28th February 2019
Chess, Not Checkers – Why Cash Isn’t Always King
It’s no secret that the Australian Taxation Office (ATO) is in constant pursuance of those who underreport their income. With the data-matching systems the ATO has its disposal becoming more in-depth and sophisticated, the ATO is cracking down on the ‘cash economy’ more so than ever. The ATO describes the cash economy as occurring when ‘businesses deliberately use cash transactions to hide income to avoid paying taxes’.
Intentional or not, there’s no denying that there are businesses out there who underdeclare their income due to the use of cash transactions. There appears to be a misconception with some businesses that dealing with cash is illegal. It is likely that people here are confusing the term ‘cash’ with ‘cash in hand’, which generally refers to paying someone for a product or service off the books. When paying ‘cash in hand’, it is expected that neither party involved in the transaction will report the cash transaction as income or an expense, therefore never reaching the ATO and not able to be taxed. As long as it is reported correctly, transacting with cash is completely lawful.
Whilst legal, we tend to suggest for businesses to stay away from cash transactions as much as possible. The rationale is simple. Tracking cash transactions is messier than card transactions and bank transfers. With integrated accounting software like XERO automatically importing your bank transactions to account for, it only makes sense to pay for everything with a business card so that you stay consistent with one method of record keeping. Our reliance on technology to make our life easier is ever-present and it is no different when it comes to running a business. Accounting software, if utilised properly, can assist in all facets of a business and how it’s run.
There’s no doubt that the role of the public accountant has shifted recently with small businesses demanding more analytics on their numbers. Gone are the days where your accountant would churn out a bunch of numbers for your business leaving you clueless about how you’re performing compared to similar businesses. A competent understanding of business performance compared to other businesses in the same industry is crucial to staying competitive. Through benchmarking, you are able to identify weaknesses and attempt to rectify them. If your data isn’t a true reflection of your business, then your skewed data makes business analysis essentially useless and may make you attempt to rectify problems within your business that don’t exist.

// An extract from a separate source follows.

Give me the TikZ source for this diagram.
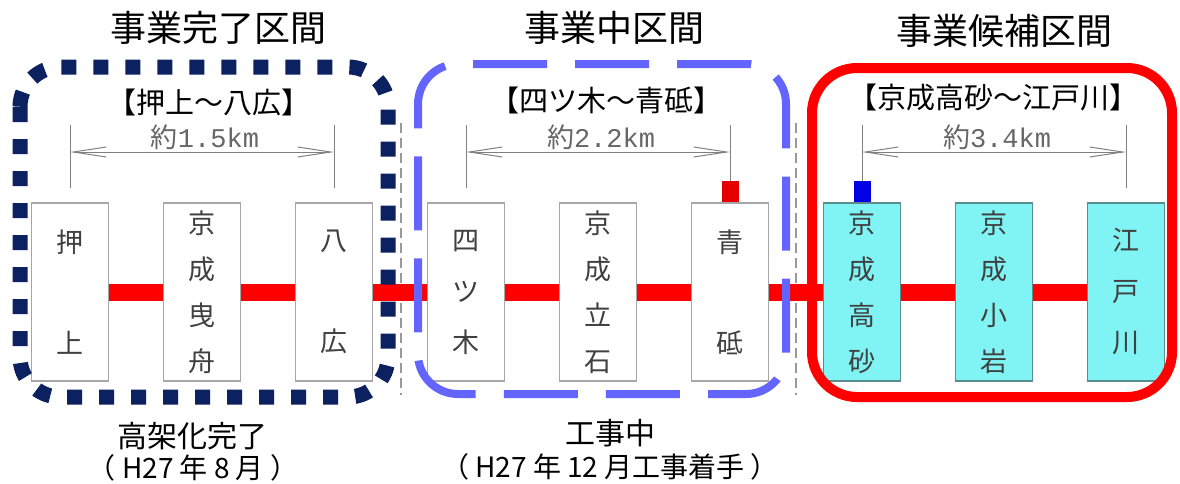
\documentclass[tikz,border=0pt]{standalone}
\usepackage{fontspec}
\setmainfont{Noto Sans CJK JP}
\newfontfamily\numfont{Liberation Mono}
\usetikzlibrary{arrows.meta}
\definecolor{navydot}{HTML}{0B2160}
\definecolor{workblue}{HTML}{6464FF}
\definecolor{candcyan}{HTML}{80F4F4}
\definecolor{candedge}{HTML}{5C8C8C}

\begin{document}
\begin{tikzpicture}[x=1pt,y=-1pt,
  stbox/.style={draw=black!35,line width=1.2pt,minimum width=77pt,minimum height=178pt,inner sep=0pt,align=center,text=black!75,font=\fontsize{27}{32}\selectfont},
  track/.style={red,line width=17pt},
  endsq/.style={draw=none,minimum width=17pt,minimum height=21pt,inner sep=0pt,anchor=south},
  dimline/.style={black!50,line width=1pt},
  dimarrow/.style={dimline,{Straight Barb[length=33pt,width=10pt]}-{Straight Barb[length=33pt,width=10pt]}},
  dimtext/.style={text=black!60,font=\fontsize{27}{30}\selectfont,inner sep=0pt,anchor=base},
  sectitle/.style={font=\fontsize{36}{40}\selectfont,inner sep=0pt},
  subtitle/.style={font=\fontsize{29}{32}\selectfont,inner sep=0pt},
  notetext/.style={font=\fontsize{30}{34}\selectfont,inner sep=0pt},
  datetext/.style={font=\fontsize{28}{32}\selectfont,inner sep=0pt},
  divline/.style={black!40,line width=1.2pt,dash pattern=on 10pt off 5pt}]
\useasboundingbox (0,0) rectangle (1180,483);

\draw[divline] (401,123) -- (401,395);
\draw[divline] (796,123) -- (796,395);

\foreach \n/\x/\t/\f/\d in{
1/70/{押\\[69pt]上}/white/black!35,
2/202/{京\\[14pt]成\\[14pt]曳\\[14pt]舟}/white/black!35,
3/334/{八\\[69pt]広}/white/black!35,
4/466/{四\\[19pt]ツ\\[19pt]木}/white/black!35,
5/598/{京\\[14pt]成\\[14pt]立\\[14pt]石}/white/black!35,
6/730/{青\\[69pt]砥}/white/black!35,
7/862/{京\\[14pt]成\\[14pt]高\\[14pt]砂}/candcyan/candedge,
8/994/{京\\[14pt]成\\[14pt]小\\[14pt]岩}/candcyan/candedge,
9/1126/{江\\[19pt]戸\\[19pt]川}/candcyan/candedge%
}
{
  \node[stbox,fill=\f,draw=\d] (s\n) at (\x,292) {\t};
}
\foreach \a/\b in {1/2,2/3,3/4,4/5,5/6,6/7,7/8,8/9}
  \draw[track] (s\a.east) -- (s\b.west);

\node[endsq,fill=red!90!black] (m6) at (s6.north) {};
\node[endsq,fill=blue!90!black] (m7) at (s7.north) {};

\foreach \n/\x in {1/70,3/334,4/466,6/730,7/862,9/1126}{
  \coordinate (q\n) at (\x,125);
  \coordinate (a\n) at (\x,152);
}
\foreach \n/\x in {1/70,3/334,4/466,9/1126}
  \coordinate (p\n) at (\x,188);
\coordinate (p6) at (m6.north);
\coordinate (p7) at (m7.north);
\foreach \n in {1,3,4,6,7,9}
  \draw[dimline] (p\n) -- (q\n);
\draw[dimarrow] (a1) -- (a3);
\draw[dimarrow] (a4) -- (a6);
\draw[dimarrow] (a7) -- (a9);
\node[dimtext] (d1) at (205,147) {約{\numfont 1.5km}};
\node[dimtext] (d2) at (601,147) {約{\numfont 2.2km}};
\node[dimtext] (d3) at (997,147) {約{\numfont 3.4km}};

\draw[navydot,line width=15pt,dash pattern=on 15pt off 17pt,rounded corners=40pt] (20,67) rectangle (388,397);
\draw[workblue,line width=8pt,dash pattern=on 74pt off 28.1pt,dash phase=87.1pt,rounded corners=40pt]
  (458,64) -- (786,64) -- (786,394) -- (418,394) -- (418,64) -- (458,64);
\draw[red,line width=10pt,rounded corners=45pt] (812,68) rectangle (1172,397);

\node[sectitle] (h1) at (218,28) {事業完了区間};
\node[sectitle] (h2) at (614,28) {事業中区間};
\node[sectitle] (h3) at (1004,31) {事業候補区間};
\node[subtitle] (k1) at (209,102) {【押上～八広】};
\node[subtitle] (k2) at (606,100) {【四ツ木～青砥】};
\node[subtitle] (k3) at (993,98) {【京成高砂～江戸川】};

\node[notetext] (n1) at (192,436) {高架化完了};
\node[datetext] (t1) at (193,468) {（ H27 年 8 月 ）};
\node[notetext] (n2) at (610,433) {工事中};
\node[datetext] (t2) at (610,467) {（ H27 年 12 月工事着手 ）};
\end{tikzpicture}
\end{document}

Whilst more difficult to keep track of, it is still possible for those involved with cash to have accurate record-keeping which can be converted to data that can be benchmarked and analysed. It is just less efficient than the autonomous record keeping nature of bank account use which connects with accounting software. Those businesses that don’t have competent record-keeping generally are those who run a business which struggles to improve and runs consistent every year. Whilst fine for those who are happy with a simple money-making business, there’s no doubt business owners want growth and expansion and seek out their accountant to help implement this.
When dealing with cash in your business either by choice or not, it is important to ensure you are on top of your record keeping and be transparent with your accountant. It is easy for cash transactions to be overlooked if you forget about the cash you paid or received and your accountant wasn’t aware of it. The flow-on effect is that you have underreported income which is unlawful or you haven’t claimed expenses, meaning you are paying more tax than what you should be. Arguably the biggest drawback is that your data will be skewed and your data would not be useful for implementing strategies to grow your business.